Syarat yang harus dipenuhi adalah:
Wanita tersebut bertobat dengan sungguh-sungguh kepada Allah SWT atas perbuatannya.
Menjalani masa istibra’, yakni memastikan rahim bersih dari air mani laki-laki lain. Hal ini biasanya dilakukan melalui masa iddah satu kali haid.
Setelah kedua syarat ini terpenuhi, maka pernikahan dianggap sah menurut pandangan ini.

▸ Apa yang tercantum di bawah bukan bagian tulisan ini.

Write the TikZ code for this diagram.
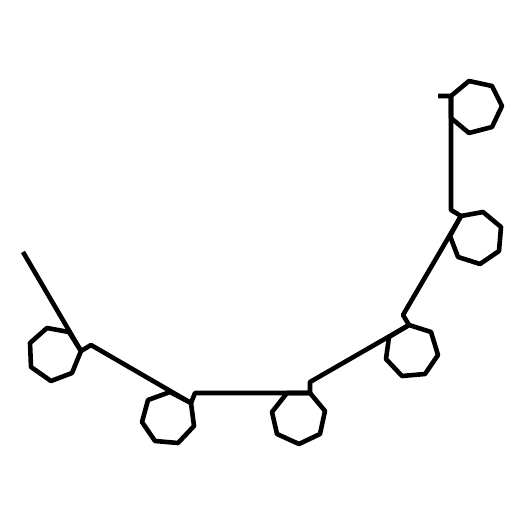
\documentclass[tikz,border=0pt]{standalone}
\tikzset{bond/.style={draw=black,line width=4.6pt,line join=round,line cap=butt}}
\begin{document}
\begin{tikzpicture}[x=1pt,y=-1pt]
\useasboundingbox[fill=white] (0,0) rectangle (525,525);
\foreach \n/\p in {a1/{69,332},a2/{81,351},a3/{72,373},a4/{51,381},a5/{31,367},a6/{30,343},a7/{47,328},
 b1/{170,392},b2/{191,403},b3/{194,426},b4/{178,443},b5/{155,441},b6/{142,422},b7/{148,400},
 c1/{287,393},c2/{310,393},c3/{325,411},c4/{320,434},c5/{299,444},c6/{277,434},c7/{272,412},
 d1/{409,325},d2/{431,332},d3/{438,355},d4/{425,374},d5/{402,376},d6/{386,359},d7/{389,337},
 e1/{461,216},e2/{483,212},e3/{501,227},e4/{499,251},e5/{480,264},e6/{458,257},e7/{450,236},
 f1/{451,96},f2/{469,81},f3/{492,86},f4/{502,106},f5/{492,127},f6/{469,133},f7/{451,118}}
 {\coordinate (\n) at (\p);}
\coordinate (t0) at (23,252);
\coordinate (j1) at (91,345);
\coordinate (j2) at (195,393);
\coordinate (j3) at (310,382);
\coordinate (j4) at (403,315);
\coordinate (j5) at (451,210);
\coordinate (t1) at (438,96);
\draw[bond] (a1)--(a2)--(a3)--(a4)--(a5)--(a6)--(a7)--cycle;
\draw[bond] (b1)--(b2)--(b3)--(b4)--(b5)--(b6)--(b7)--cycle;
\draw[bond] (c1)--(c2)--(c3)--(c4)--(c5)--(c6)--(c7)--cycle;
\draw[bond] (d1)--(d2)--(d3)--(d4)--(d5)--(d6)--(d7)--cycle;
\draw[bond] (e1)--(e2)--(e3)--(e4)--(e5)--(e6)--(e7)--cycle;
\draw[bond] (f1)--(f2)--(f3)--(f4)--(f5)--(f6)--(f7)--cycle;
\draw[bond] (t0)--(a2)--(j1)--(b2)--(j2)--(c2)--(j3)--(d1)--(j4)--(e1)--(j5)--(f1)--(t1);
\end{tikzpicture}
\end{document}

Pendapat Sebagian Ulama (Mengharamkan)
Sebagian ulama, termasuk dalam mazhab Malikiyah dan Hanbaliyah, berpendapat bahwa menikahi wanita hamil akibat zina adalah haram hingga wanita tersebut melahirkan.
Alasan utama dari pendapat ini adalah demi menjaga kejelasan nasab anak. Mereka berpegang pada kaidah: "Anak dinisbatkan kepada pemilik ranjang yang sah." Oleh karena itu, wanita hamil karena zina tidak boleh dinikahi, baik oleh laki-laki yang menghamilinya maupun oleh laki-laki lain, hingga anak hasil perzinaan tersebut lahir.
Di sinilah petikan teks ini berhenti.